Saturday, February 20, 2010

Celebrities at the Movies

Today Dante and I went to see some Godard rarities--a potpourri of trailers, interviews and shorts directed by or featuring the great French director--at the Walter Reade Theater at Lincoln Center. We spotted, unsurprisingly, The New Yorker's Richard Brody, whose excellent book on Godard's life and work I reviewed for Forbes in the audience. His companion: Jason Schwartzman! Before and after the screening, Schwartzman was gabbing enthusiastically, gesticulating madly. I wonder what these two were talking about.

It's funny how we've seen more celebrities at the movies than anywhere else in New York City, which is weird because you think of celebrities going to premiers and fancy events and not just randomly hitting up the cinema for a weekend activity--it seems far too egalitarian an activity for them. It also, in terms of seeing actors and directors, feels a bit like breaking down the fourth wall. These are people you are accustomed to seeing on the screen, in another dimension, I guess, yet here they are on the other side of the screen sitting with you, partaking in the same experience. Trippy, man.

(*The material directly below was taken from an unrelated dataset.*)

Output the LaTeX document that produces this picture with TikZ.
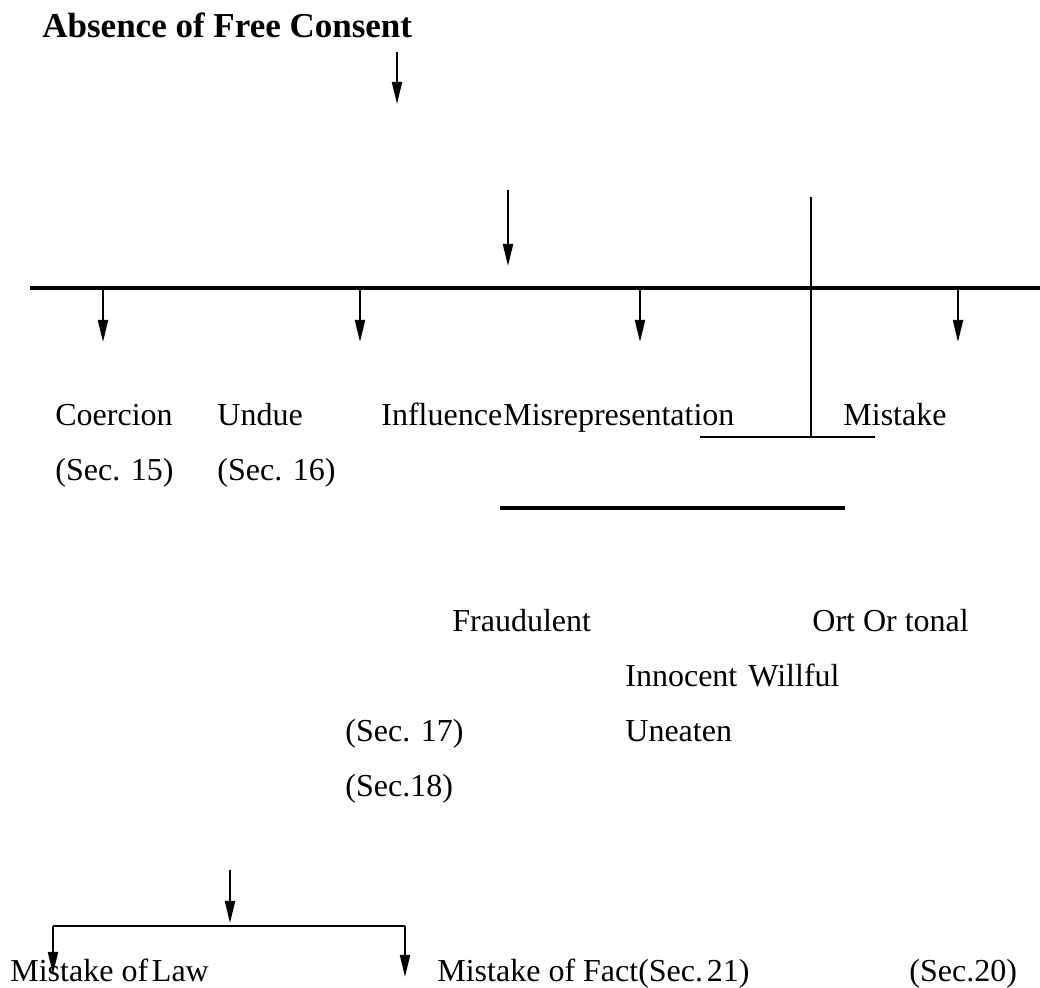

Our first summer in New York, we ran into Ethan Hawke getting popcorn at IFC (he was chatting with the employees and seemed to be a regular). We saw Gabriel Byrne at a screening of Claire's Knee at BAM. We spotted Sofia Coppola near the front of a packed theater for The September Issue at the Sunshine. And we sat in the same row as fashion designer Isaac Mizrahi for Michael Powell's The Red Shoes at Film Forum. Each sighting seemed perfect for each celebrity too: Of course Ethan Hawke would hang out at indie favorite IFC; an intellectual French film seems the perfect fit for Byrne, so thoughtful and brooding and intense and handsome in all his movies; Coppola, possibly the best-dressed women in the movie biz and a long-time muse of designer Marc Jacobs, would naturally have an interest in a documentary about Vogue (she looked so chic too, in a striped boatneck tee and slacks); and the theatrical, stylish, sumptuously colored The Red Shoes could provide Mizrahi with some great inspiration for his equally glamorous, vivid fashion collections.